One thing I can say is the perception of Stoke City as a football club is changing, as is the view of the club’s supporters. A colleague of mine in Manchester is a supporter of Manchester City, and following the FA Cup Final, he emailed me to tell me what a credit to the city and the football club Stoke City’s supporters were. He had stopped at a service station on the way back from Wembley with his young son, and was filled with trepidation as he saw the place swarming with defeated and deflated Stokies. He needn’t have worried: many supporters shook him by the hand and congratulated him on Manchester City’s victory, and were – in his words – “brilliant” with his son. As well as the email to me, he also emailed the club. In addition, the Britannia Stadium is widely acknowledged to have the greatest atmosphere in the Premiership, with the club’s supporters displaying a passion for their club that puts the aristocrats at say, the Emirates to shame.
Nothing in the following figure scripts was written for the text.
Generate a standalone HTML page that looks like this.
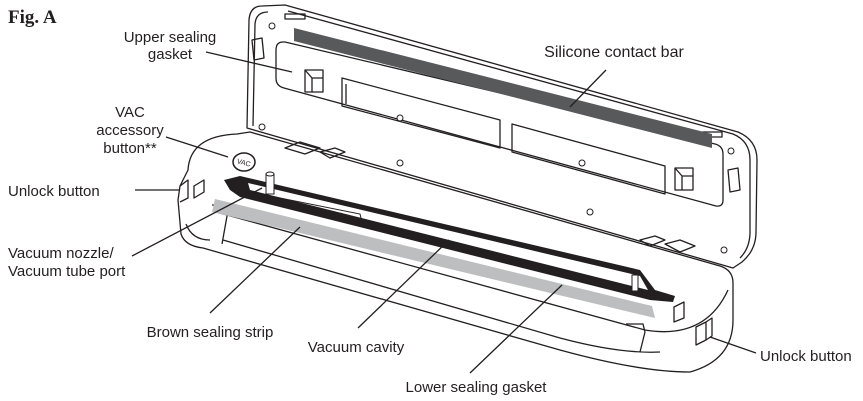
<!DOCTYPE html>
<html><head><meta charset="utf-8"><style>
html,body{margin:0;padding:0;background:#fff;}
svg{display:block}
text{font-family:"Liberation Sans",sans-serif;font-size:15px;fill:#231f20}
</style></head><body>
<svg width="863" height="401" viewBox="0 0 863 401" xmlns="http://www.w3.org/2000/svg">
<g fill="none" stroke="#231f20" stroke-width="1.3" stroke-linejoin="round">
<path d="M262,6 Q250,6 249,20 L247,128 L733,268 L742,262 Q756,250 756,232 L757,160 Q757,140 738,132 L285,5 Z" fill="#fff"/>
<path d="M268,12 Q256,12 255,24 L253,126 M288,11 L733,134 Q750,141 750,160 L750,232 Q750,248 740,258"/>
<path d="M283,42 Q276,42 276,50 L276,78 Q276,86 284,88 L716,206 Q723,207 723,200 L723,154 Q723,146 715,144 L285,42 Z"/>
<path d="M342,78 L342,106 L500,148 L500,120 Z M346,84 L346,104 M512,124 L512,152 L665,194 L665,166 Z"/>
<rect x="305" y="70" width="18" height="22"/><path d="M305,70 L312,78 L323,78 M312,78 L312,92"/>
<rect x="675" y="168" width="18" height="22"/><path d="M675,168 L682,176 L693,176 M682,176 L682,190"/>
<path d="M252,40 L262,38 L264,58 L254,60 Z M728,170 L738,168 L740,190 L730,192 Z"/>
<rect x="285" y="14" width="20" height="5"/><rect x="702" y="132" width="20" height="5"/>
<path d="M237,134 Q190,136 188,170 L180,186 L178,200 L181,234 Q185,246 203,248 L560,350 Q640,372 690,372 Q733,360 733,320 L733,283 Q733,270 720,266 L250,132 Z" fill="#fff"/>
<path d="M223,240 L560,338 Q620,354 660,352"/>
<path d="M216,212 L645,330 Q705,340 728,290"/>
<path d="M186,224 Q192,240 210,240"/>
<path d="M212,205 L229,205 L222,244 M626,324 L643,324 L645,332 M645,332 L640,352"/>
<path d="M180,186 L188,180 L188,198 L180,202 M696,327 L706,322 L706,340 L696,345 Z M706,322 L712,318 L712,336 L706,340"/>
<path d="M194,186 L204,180 L204,192 L194,198 Z M674,307 L684,302 L684,318 L674,322 Z"/>
<path d="M285,148 L300,142 L320,148 L305,154 Z M320,152 L335,148 L345,152 L330,158 Z M640,240 L655,236 L665,240 L650,246 Z M665,244 L680,240 L695,246 L680,252 Z"/>
</g>
<path d="M294,28 L712,134 L712,148 L294,41 Z" fill="#58595b"/>
<path d="M215,199 L652,306 L655,318 L212,212 Z" fill="#bcbec0"/>
<path d="M224,180 L240,176 L640,270 L655,290 L675,296 L673,302 L650,300 L240,197 L230,190 Z" fill="#231f20"/>
<path d="M248,183 L640,276 L648,290 L250,190 Z" fill="#fff"/>
<path d="M275,197 L360,214 L362,222 L280,204 Z" fill="none" stroke="#231f20"/>
<rect x="266" y="174" width="8" height="20" fill="#fff" stroke="#231f20"/>
<ellipse cx="270" cy="174" rx="4" ry="2" fill="#fff" stroke="#231f20"/>
<rect x="632" y="275" width="6" height="16" fill="#fff" stroke="#231f20"/>
<ellipse cx="244" cy="162" rx="11" ry="9" fill="#fff" stroke="#231f20" stroke-width="1.5"/>
<text x="244" y="165" text-anchor="middle" transform="rotate(15 244 162)" style="font-size:7px">VAC</text>
<g fill="#fff" stroke="#231f20"><circle cx="272" cy="26" r="3"/><circle cx="400" cy="118" r="3"/><circle cx="262" cy="127" r="3"/><circle cx="400" cy="163" r="3"/><circle cx="582" cy="163" r="3"/><circle cx="731" cy="151" r="3"/><circle cx="590" cy="212" r="3"/><circle cx="724" cy="250" r="3"/></g>
<g stroke="#231f20" stroke-width="1.3">
<line x1="206" y1="52" x2="292" y2="72"/>
<line x1="606" y1="70" x2="570" y2="107"/>
<line x1="166" y1="137" x2="228" y2="157"/>
<line x1="135" y1="190" x2="179" y2="190"/>
<line x1="132" y1="256" x2="262" y2="188"/>
<line x1="210" y1="313" x2="300" y2="227"/>
<line x1="358" y1="328" x2="449" y2="240"/>
<line x1="470" y1="373" x2="562" y2="285"/>
<line x1="710" y1="337" x2="756" y2="353"/>
</g>
<text x="8" y="23" style="font-family:'Liberation Serif',serif;font-weight:bold;font-size:19px">Fig. A</text>
<text x="170" y="42" text-anchor="middle">Upper sealing</text>
<text x="170" y="59" text-anchor="middle">gasket</text>
<text x="614" y="57" text-anchor="middle" style="font-size:16px">Silicone contact bar</text>
<text x="130" y="117" text-anchor="middle">VAC</text>
<text x="130" y="135" text-anchor="middle">accessory</text>
<text x="130" y="153" text-anchor="middle">button**</text>
<text x="8" y="196">Unlock button</text>
<text x="8" y="258">Vacuum nozzle/</text>
<text x="8" y="276">Vacuum tube port</text>
<text x="210" y="337" text-anchor="middle">Brown sealing strip</text>
<text x="356" y="352" text-anchor="middle">Vacuum cavity</text>
<text x="476" y="392" text-anchor="middle">Lower sealing gasket</text>
<text x="760" y="361">Unlock button</text>
</svg>
</body></html>
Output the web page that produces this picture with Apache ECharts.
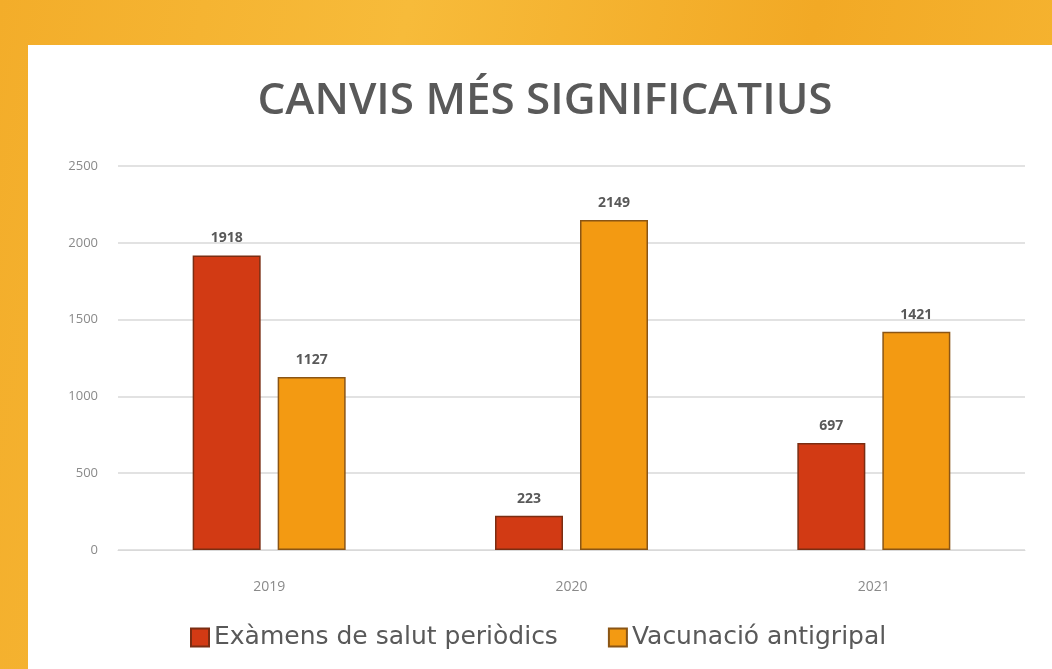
<!DOCTYPE html>
<head>
    <meta charset="utf-8">
    <title>ECharts</title>
    <style>
        html, body { margin: 0; padding: 0; }
        body {
            width: 1052px; height: 669px; overflow: hidden;
            background: linear-gradient(100deg, #f3ad2a 0%, #f7bb3a 35%, #f2a925 70%, #f6b633 100%);
        }
        #main { position: absolute; left: 0; top: 0; width: 1052px; height: 669px; }
    </style>
</head>
<body>
<div id="main"></div>
<script src="https://cdn.jsdelivr.net/npm/echarts@6/dist/echarts.min.js"></script>
<script type="text/javascript">
    // dades
    var anys = ['2019', '2020', '2021'];
    var examens = [1918, 223, 697];
    var vacunacio = [1127, 2149, 1421];
    var yTicks = [0, 500, 1000, 1500, 2000, 2500];

    var myChart = echarts.init(document.getElementById('main'));
    var etiqueta = {
        show: true,
        position: 'top',
        distance: 10,
        color: '#595959',
        fontSize: 14,
        fontWeight: 'bold',
        fontFamily: 'Open Sans'
    };
    myChart.setOption({
        backgroundColor: 'transparent',
        graphic: [{
            type: 'rect',
            z: -10,
            shape: { x: 28, y: 45, width: 1040, height: 640 },
            style: { fill: '#ffffff' }
        }],
        title: {
            text: 'CANVIS MÉS SIGNIFICATIUS',
            left: 540,
            textAlign: 'center',
            top: 74,
            textStyle: {
                color: '#595959',
                fontSize: 44,
                fontWeight: 600,
                fontFamily: 'Open Sans'
            }
        },
        legend: {
            top: 620,
            left: 185,
            itemWidth: 18,
            itemHeight: 18,
            itemGap: 50,
            icon: 'rect',
            textStyle: { color: '#595959', fontSize: 25, fontFamily: 'DejaVu Sans' },
            data: ['Exàmens de salut periòdics', 'Vacunació antigripal']
        },
        grid: { left: 118, right: 27, top: 166, bottom: 119 },
        xAxis: {
            type: 'category',
            data: anys,
            axisLine: { lineStyle: { color: '#d9d9d9' } },
            axisTick: { show: false },
            axisLabel: { color: '#8a8a8a', fontSize: 14, margin: 30, fontFamily: 'Open Sans' }
        },
        yAxis: {
            type: 'value',
            min: yTicks[0],
            max: yTicks[yTicks.length - 1],
            interval: 500,
            axisLine: { show: false },
            axisTick: { show: false },
            axisLabel: {
                color: '#8a8a8a', fontSize: 13, margin: 20, fontFamily: 'Open Sans',
                formatter: function (v) { return String(v); }
            },
            splitLine: { lineStyle: { color: '#d9d9d9', width: 1.5 } }
        },
        series: [{
            name: 'Exàmens de salut periòdics',
            type: 'bar',
            data: examens,
            barWidth: 68,
            barGap: '25%',
            itemStyle: { color: '#d23a14', borderColor: '#7a2d12', borderWidth: 1.5 },
            label: etiqueta
        }, {
            name: 'Vacunació antigripal',
            type: 'bar',
            data: vacunacio,
            barWidth: 68,
            itemStyle: { color: '#f39a12', borderColor: '#8a5515', borderWidth: 1.5 },
            label: etiqueta
        }]
    });
</script>
</body>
We will always have the odd lunatic, but the majority are good, decent people, and that message is resonating throughout the game, and this reflects positively on the city.
But while we are at it, let’s not forget about Port Vale, who do some fantastic work in the community, and our thriving local non-league scene.
Lastly, we all need to do a lot more to talk Stoke-on-Trent and North Staffordshire up; the city region needs a lot of TLC, admittedly, but the place has so much going for it! Superb transport links. Surrounded by stunningly beautiful countryside. A potentially sustainable linear city structure. A unique, but sadly under-valued, built heritage. Some great cultural facilities. Great football clubs.
A couple of years or so ago, the City Council launched a branding exercise for the area – Make it Stoke-on-Trent, or something along those lines. Well I say let’s MAKE Stoke-on-Trent.